To further build the CSO ecosystem, Kuba believed an integrated platform for communication was necessary. In 1998, he launched an online platform for CSOs. Today, the website is known as NGO.pl. At a time when the Internet was an unknown and expensive phenomenon, Kuba instantly saw its potential and paved the way to free website usage for viewers by negotiating payment on the hosting side. As of 2017, the platform had 3.9 million unique users who represent 10% of the Polish population.
Seeing the need for independent funding, in the 2000s, Kuba co-created two legal acts that provided the foundation for public donations, social economy (as economic activity of CSOs and social cooperatives) and volunteering in Poland. These two acts fundamentally shifted the landscape of CSOs by enabling them to become partially independent from grants and public funding sources. In 2016, Kuba took this ecosystem element further and created a coalition of NGOs, including five Ashoka Fellows from Poland, who launched The Civic Fund. The Civic Fund uses a citizen-based financing structure to support watchdog non-profit organizations with no chance of funding from populist government. In the first year, the Fund has already distributed 11 grants.

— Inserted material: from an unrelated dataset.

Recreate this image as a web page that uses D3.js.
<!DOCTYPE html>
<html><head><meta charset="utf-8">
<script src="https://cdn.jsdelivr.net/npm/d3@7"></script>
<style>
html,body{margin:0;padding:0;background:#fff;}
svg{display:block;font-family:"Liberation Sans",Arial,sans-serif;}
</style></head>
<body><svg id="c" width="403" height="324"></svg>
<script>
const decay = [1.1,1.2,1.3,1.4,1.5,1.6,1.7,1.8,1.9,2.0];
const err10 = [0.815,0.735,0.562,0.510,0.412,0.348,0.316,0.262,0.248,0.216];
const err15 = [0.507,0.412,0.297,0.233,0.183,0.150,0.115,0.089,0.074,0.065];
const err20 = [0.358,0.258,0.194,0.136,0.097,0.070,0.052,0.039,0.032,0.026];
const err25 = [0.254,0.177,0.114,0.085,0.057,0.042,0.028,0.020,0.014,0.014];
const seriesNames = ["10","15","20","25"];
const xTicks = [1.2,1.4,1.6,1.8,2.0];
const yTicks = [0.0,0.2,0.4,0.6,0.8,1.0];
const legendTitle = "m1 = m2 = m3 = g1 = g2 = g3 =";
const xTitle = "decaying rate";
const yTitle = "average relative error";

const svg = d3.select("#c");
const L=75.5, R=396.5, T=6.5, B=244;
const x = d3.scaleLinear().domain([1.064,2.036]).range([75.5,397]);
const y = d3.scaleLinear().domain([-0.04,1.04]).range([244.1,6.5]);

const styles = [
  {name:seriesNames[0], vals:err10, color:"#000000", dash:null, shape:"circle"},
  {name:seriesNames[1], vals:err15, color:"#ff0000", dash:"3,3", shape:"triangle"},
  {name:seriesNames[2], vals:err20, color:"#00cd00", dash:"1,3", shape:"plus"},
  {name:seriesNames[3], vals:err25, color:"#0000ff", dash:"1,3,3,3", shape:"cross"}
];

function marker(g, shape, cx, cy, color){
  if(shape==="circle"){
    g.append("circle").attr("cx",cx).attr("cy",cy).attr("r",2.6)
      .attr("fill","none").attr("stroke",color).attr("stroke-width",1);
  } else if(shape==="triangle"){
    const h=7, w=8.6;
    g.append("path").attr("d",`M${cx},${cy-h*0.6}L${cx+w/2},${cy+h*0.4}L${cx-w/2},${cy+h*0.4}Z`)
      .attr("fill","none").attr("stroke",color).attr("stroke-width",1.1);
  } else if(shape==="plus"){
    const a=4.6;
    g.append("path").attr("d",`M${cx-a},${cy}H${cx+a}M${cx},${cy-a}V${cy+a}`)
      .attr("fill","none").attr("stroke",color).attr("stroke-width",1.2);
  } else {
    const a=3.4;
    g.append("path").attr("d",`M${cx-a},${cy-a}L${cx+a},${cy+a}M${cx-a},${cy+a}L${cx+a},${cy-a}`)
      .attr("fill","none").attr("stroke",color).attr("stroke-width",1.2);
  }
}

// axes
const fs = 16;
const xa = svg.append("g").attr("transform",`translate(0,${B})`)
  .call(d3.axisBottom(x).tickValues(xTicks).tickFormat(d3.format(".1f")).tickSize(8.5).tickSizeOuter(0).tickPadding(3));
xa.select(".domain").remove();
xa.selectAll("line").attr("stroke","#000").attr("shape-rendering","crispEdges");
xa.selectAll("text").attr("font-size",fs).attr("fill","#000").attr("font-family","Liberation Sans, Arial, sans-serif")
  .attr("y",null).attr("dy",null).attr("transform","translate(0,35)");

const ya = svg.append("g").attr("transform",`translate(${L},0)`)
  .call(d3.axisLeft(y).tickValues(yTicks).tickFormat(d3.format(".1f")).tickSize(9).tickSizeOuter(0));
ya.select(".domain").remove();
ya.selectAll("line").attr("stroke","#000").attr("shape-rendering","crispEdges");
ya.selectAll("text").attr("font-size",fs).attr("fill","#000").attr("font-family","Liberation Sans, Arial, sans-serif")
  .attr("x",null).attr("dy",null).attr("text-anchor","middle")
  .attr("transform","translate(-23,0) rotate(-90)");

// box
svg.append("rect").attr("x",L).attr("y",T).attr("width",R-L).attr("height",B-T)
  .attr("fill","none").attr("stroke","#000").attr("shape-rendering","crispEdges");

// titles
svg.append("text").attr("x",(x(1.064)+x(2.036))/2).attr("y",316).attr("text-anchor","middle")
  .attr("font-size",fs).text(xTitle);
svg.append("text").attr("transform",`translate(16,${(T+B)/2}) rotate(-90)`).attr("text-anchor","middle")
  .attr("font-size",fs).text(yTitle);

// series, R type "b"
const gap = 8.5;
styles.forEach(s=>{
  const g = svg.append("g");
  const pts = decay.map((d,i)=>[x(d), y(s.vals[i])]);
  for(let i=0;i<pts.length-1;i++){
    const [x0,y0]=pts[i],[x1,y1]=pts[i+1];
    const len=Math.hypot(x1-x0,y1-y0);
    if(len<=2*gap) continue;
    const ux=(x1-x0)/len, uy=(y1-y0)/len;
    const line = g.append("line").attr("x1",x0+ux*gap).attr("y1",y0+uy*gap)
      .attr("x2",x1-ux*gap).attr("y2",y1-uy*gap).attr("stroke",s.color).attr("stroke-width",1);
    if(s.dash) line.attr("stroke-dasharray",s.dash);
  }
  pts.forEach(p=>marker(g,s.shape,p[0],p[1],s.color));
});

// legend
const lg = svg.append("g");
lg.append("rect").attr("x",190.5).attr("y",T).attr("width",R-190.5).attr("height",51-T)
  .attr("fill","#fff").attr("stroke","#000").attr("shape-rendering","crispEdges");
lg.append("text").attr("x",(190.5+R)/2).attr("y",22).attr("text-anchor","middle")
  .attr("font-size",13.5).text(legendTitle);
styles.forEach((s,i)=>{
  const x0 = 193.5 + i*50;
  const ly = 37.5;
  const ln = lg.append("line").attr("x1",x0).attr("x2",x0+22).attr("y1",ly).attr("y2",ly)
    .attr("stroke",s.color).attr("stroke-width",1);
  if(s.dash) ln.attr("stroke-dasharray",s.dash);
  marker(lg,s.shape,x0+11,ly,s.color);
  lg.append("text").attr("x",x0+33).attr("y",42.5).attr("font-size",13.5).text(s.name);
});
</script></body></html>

Kuba's latest development in the CSO ecosystem has focused on supporting the continuous evolution of new organizations via incubation. Founded in 2009, the Unit for Social Innovation and Research “Shipyard” inspires and incubates new social innovations. For example, Shipyard has unlocked urban big data, it is testing the implementation of Social Impact Bonds, and co-organizing the European Social Innovation Competition with the European Commission. Shipyard is named after the symbol of the Solidarity movement - the main workers’ strike took place in a shipyard in Gdansk - but it also refers to Kuba's aspiration for the organization. He hopes that Shipyard the organization will act like a real shipyard, where ideas and leaders are under construction and can become ready to sail off like ships. For example, The Dreamers and Craftsmen, a house of social innovations, is a unique space in the center of Warsaw where Shipyard provides a creative space for innovations to emerge and mature. To maintain its own financial independence, Shipyard operates with a hybrid finance model, supporting its own budget with fees for its research services. In 2016 alone, Shipyard has implemented 51 projects, of which 24 generated income. A sister organization is currently implemented in Ukraine.

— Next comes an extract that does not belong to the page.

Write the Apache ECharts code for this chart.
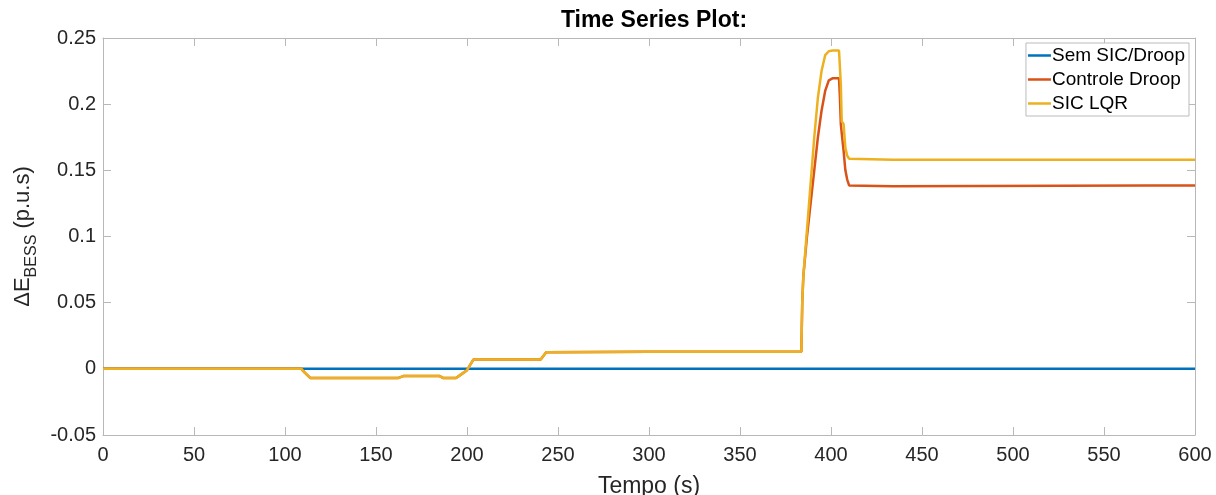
<!DOCTYPE html>
<html>
<head>
<meta charset="utf-8">
<script src="https://cdn.jsdelivr.net/npm/echarts@6/dist/echarts.min.js"></script>
<style>html,body{margin:0;padding:0;background:#fff;}#c{width:1216px;height:495px;}</style>
</head>
<body>
<div id="c"></div>
<script>
const seriesNames = ['Sem SIC/Droop', 'Controle Droop', 'SIC LQR'];
const time = [0,109,111,114,162,165,185,187,194,197,200,203.5,240.5,243.5,300,383.7,384.2,384.8,386.8,388.8,390.8,392.8,394.8,396.8,398.8,400.8,402.8,404.4,404.9,405.4,405.9,406.9,407.9,408.9,410,434,574,600];
const semSic = time.map(() => 0);
const droop = [0,0,-0.003,-0.007,-0.007,-0.0055,-0.0055,-0.007,-0.007,-0.004,-0.001,0.007,0.007,0.0125,0.013,0.013,0.05,0.07,0.1,0.125,0.15,0.175,0.195,0.21,0.218,0.2195,0.2195,0.2195,0.205,0.185,0.178,0.165,0.15,0.143,0.1385,0.138,0.1385,0.1385];
const lqr = [0,0,-0.003,-0.007,-0.007,-0.0055,-0.0055,-0.007,-0.007,-0.004,-0.001,0.007,0.007,0.0125,0.013,0.013,0.05,0.07,0.105,0.14,0.175,0.205,0.225,0.237,0.24,0.2405,0.2405,0.2405,0.2405,0.215,0.187,0.185,0.167,0.161,0.1588,0.158,0.158,0.158];
const xTicks = {min: 0, max: 600, interval: 50};
const yTicks = {min: -0.05, max: 0.25, interval: 0.05};
const colors = ['#0072BD', '#D95319', '#EDB120'];

const pair = (vals) => time.map((t, i) => [t, vals[i]]);
const axisGray = '#b8b8b8';
const labelColor = '#262626';
const font = 'Liberation Sans, Arial, sans-serif';
const line = {show: true, onZero: false, lineStyle: {color: axisGray, width: 1}};
const tick = {show: true, inside: true, length: 8, lineStyle: {color: axisGray}};

const chart = echarts.init(document.getElementById('c'));
chart.setOption({
  animation: false,
  backgroundColor: '#fff',
  textStyle: {fontFamily: font},
  title: {
    text: 'Time Series Plot:', left: 649, top: 4, textAlign: 'center',
    textStyle: {fontSize: 23, fontWeight: 'bold', color: '#000', fontFamily: font}
  },
  legend: {
    orient: 'vertical', right: 27, top: 43,
    data: seriesNames,
    icon: 'rect',
    itemWidth: 23, itemHeight: 2.5, itemGap: 5,
    padding: [3, 4, 3, 2],
    borderColor: '#bbb', borderWidth: 1, backgroundColor: '#fff',
    textStyle: {fontSize: 19, color: '#000', fontFamily: font, padding: [0, 0, 0, -4]}
  },
  grid: {left: 103, right: 21, top: 38, bottom: 60, outerBoundsMode: 'none', containLabel: false},
  xAxis: [{
    type: 'value', min: xTicks.min, max: xTicks.max, interval: xTicks.interval,
    name: 'Tempo (s)', nameLocation: 'middle', nameGap: 40,
    nameTextStyle: {fontSize: 23, color: labelColor},
    axisLine: line, axisTick: tick,
    axisLabel: {fontSize: 20, color: labelColor, margin: 10},
    splitLine: {show: false}
  }, {
    type: 'value', position: 'top', min: xTicks.min, max: xTicks.max, interval: xTicks.interval,
    axisLine: line, axisTick: tick,
    axisLabel: {show: false}, splitLine: {show: false}
  }],
  yAxis: [{
    type: 'value', min: yTicks.min, max: yTicks.max, interval: yTicks.interval,
    name: '{d|ΔE}{s|BESS}{d| (p.u.s)}', nameLocation: 'middle', nameGap: 60, nameRotate: 90,
    nameTextStyle: {
      color: labelColor,
      rich: {
        d: {fontSize: 22, color: labelColor, lineHeight: 34, verticalAlign: 'middle', fontFamily: font},
        s: {fontSize: 16, color: labelColor, lineHeight: 34, verticalAlign: 'bottom', fontFamily: font}
      }
    },
    axisLine: line, axisTick: tick,
    axisLabel: {fontSize: 20, color: labelColor, margin: 7, formatter: v => String(Math.round(v * 100) / 100)},
    splitLine: {show: false}
  }, {
    type: 'value', position: 'right', min: yTicks.min, max: yTicks.max, interval: yTicks.interval,
    axisLine: line, axisTick: tick,
    axisLabel: {show: false}, splitLine: {show: false}
  }],
  series: [
    {name: seriesNames[0], type: 'line', data: pair(semSic), symbol: 'none', color: colors[0], lineStyle: {width: 2.5, color: colors[0]}},
    {name: seriesNames[1], type: 'line', data: pair(droop), symbol: 'none', color: colors[1], lineStyle: {width: 2.5, color: colors[1]}},
    {name: seriesNames[2], type: 'line', data: pair(lqr), symbol: 'none', color: colors[2], lineStyle: {width: 2.5, color: colors[2]}}
  ]
});
</script>
</body>
</html>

Kuba has chosen a multi-pronged scaling strategy, mostly defined by himself as “working in between”, or “working at the seams”. He influences legislation, scales whole organizational models (such as the Klon-Jawor Association and the Shipyard), and inspires and supports sister organizations in Ukraine, Romania, Hungary, and Kazakhstan. Mostly, Kuba has scaled by diffusing his principles of CSO ecosystem development through the ecosystem leader approach. Kuba's ecosystem leader approach has five core elements: (1) Base actions on facts not assumptions; (2) Be powered by humility not brand (3) See value in cooperation not hierarchy (4) Create solutions that function as a node, not a hub and (5) Focus on achieving a mission, not strengthening or growing an organization. Kuba has mentored numerous leaders in this approach, both those leading organizations initiated by Kuba, such as Klon/Jawor or NGO.pl, and those who lead independent organizations, such as the Laboratory of Social Innovations in Gdynia. Further, Kuba spreads this approach within governmental bodies like the Public Benefit Council and Public Television Program Council. Finally, he spreads his mission as a member of executive boards of influential and global organizations that he chooses carefully, assessing where his impact would be the most significant e.g. CIVICUS and TechSoup.
In building the CSO ecosystem, Kuba has shifted Polish civil society from solely activism-oriented labor unions towards a multifaceted, resilient, and evolving citizen sector. Currently, he is focused on redirecting civil engagement from being negative, standing against issues, towards being positive, standing for values and civil practices. According to Kuba, the positive vector of civic activism contributes to an agile and smart citizen sector, which provides a strong base for democracy and freedom.
The Person
Kuba grew up in a prestigious district of Warsaw with two worlds: the Warsaw mostly Catholic intelligentsia living and thriving, and the military elites forced to be atheist and belong to the communist party. On his way to high school, he would often meet the two worlds and find that they did not know nor understand each other. He was engaged in the self-education movement as a Warsaw high school coordinator during communist times, an underground education system based on reading censored books and meeting with banned experts who taught the officially unapproved ideas and historical facts. Like many Poles in his generation, he has learnt one version of the worlds’ history at school and another at home.
In his early 20s he engaged in the Solidarity movement, first as an assistant of one of the three founding fathers of the Solidarity (Henryk Wujec). He was the youngest participant of The Polish Round Table Talks, conversations which precipitated and gave momentum to the relatively peaceful fall of the entire communist bloc in Eastern Europe.
Before the first democratic elections in Poland after the WWII, in 1989, Kuba was the walking example of “the strength of the weak link”, by collecting and distributing knowledge about each parliamentary candidate of the Solidarity, connecting candidates from the posters with those who distributed them. Through his work he contributed to the victory of the Solidarity movement. He received an offer to work in parliament, but it was in this moment he made the decision to not join the government but to instead invest in building and strengthen the civil society sector in the country.
Kuba has devoted himself to this goal ever since and has demonstrated impressive social impact, much of which has been widely acknowledged. For his work, he has received The Knights Cross (2001) and Officers Cross (2011) of Order of Polonia Restituta from the President of the Republic of Poland, Andrzej Bączkowski Award (1999), and Tischner Prize (2018). Kuba took part in the Yale’s Greenberg World Fellowship, as the first European (2002).